Hello! I know everyone’s probably busy with BM projects, but I am having trouble with another project I am working on. We have a bar-top table running ~600 pixels, injecting power every 200 pixels. For almost every pattern we run, every few seconds the pixels glitch and show different colors. Here are some examples of patterns that glitch (some more than others):
Any ideas of what it might be? I’ll post some photos of the wiring, we are using an inverter to power each set of LEDs and the PB, with one data line (with a 470 ohm resistor) running through the whole set. We’ve tried lowering the brightness to 50%, increasing the processing power, but no luck. We pack up to leave Tuesday, so any help is appreciated!
Glitches can be caused by many many things. I would guess that in your case its not a bad LED. The animations seem to glitch around the same place in an animation cycle. What this means is that something about the data and/or power draw is causing that first pixel to misinterpret the data in some cases that seems to be reproducible.
Stuff to try:
Remove the resistor. You shouldn’t need a 470 ohm resistor. Pixelblaze has a 100 ohm resistor already. Adding a lot of resistance weakens the data signal. A weak data signal is subject to more EMF.
Avoid making coils (loops) of data line. Coils will add inductance to the wire and can pick up more EMF. Shorter wire is always better, so trim the excess if possible.
Try moving PB close to the first LED, and share the same power lines. This reduces any potential difference in voltages, EMF, etc.
If close isn’t possible, try running a GND wire (black wire) from PB along the same path of the data line to the first LED. Keep the data (green) and black wire as close together as possible. If possible twist them around each other a little. This ensures that any EMF that affects the data line is also on the reference GND and helps cancel them out a little.
Try thicker wire, especially to the first LED. Wire will drop a surprisingly large amount of voltage under heavy load, and that can cause data interpretation issues. You can math it out with ohms law if you know the gauge and the current. or just measure voltage at the first LED with a static pattern. This can be mostly mitigated by moving PB closer to the first LED and powering it from the same power, but wildly changing power from voltage drop can also impact wireless and stability.
Thanks @wizard for the help- tried removing the resistor, cutting out all the slack in the data line, and we have it next to the ground wire, but still happening. Will try the thicker wire next. Can you think of anything else it might be?
Also, when you say share the same power line- do you mean connecting the 5V from the first LED directly to the PB, instead of splitting it further down the wire like we have it? Would we need to do the same for ground? And could we use the second set of smaller ports on the PB to do that?
Also double check that you have ground connected directly between every led segment, eg where you inject power. Double check the connections between any two segments.

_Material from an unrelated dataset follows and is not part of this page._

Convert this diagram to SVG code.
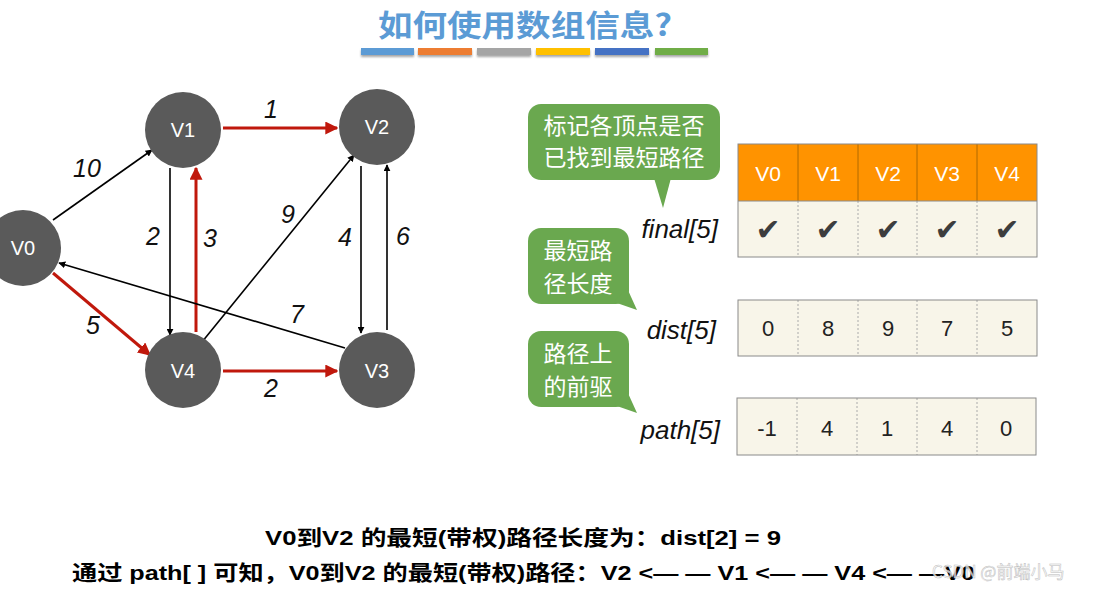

If your power supply sucks, it might be spitting out dirty power. Could try adding some capacitors near the LEDs.
Could try a different power supply and/or PB in case one of them is faulty.
If it is a bad led, try to find which led is the first to flicker, and replace it and the led before that.
I’m guessing that points to some kind of power/connection issue with the injection. @wizard, would a capacitor here help? How would we do that? What would you recommend?
Sounds like maybe there’s a connection issue at that joint from one pixel to the next. My guess is GND isn’t connected there solidly between the 200th and 201st pixel. Without GND, the data signal can be way off since its all relative to GND.
Sometimes soldering can damage an LED too, but I would suspect GND/data issues since a bad pixel is usually more randomly glitchy.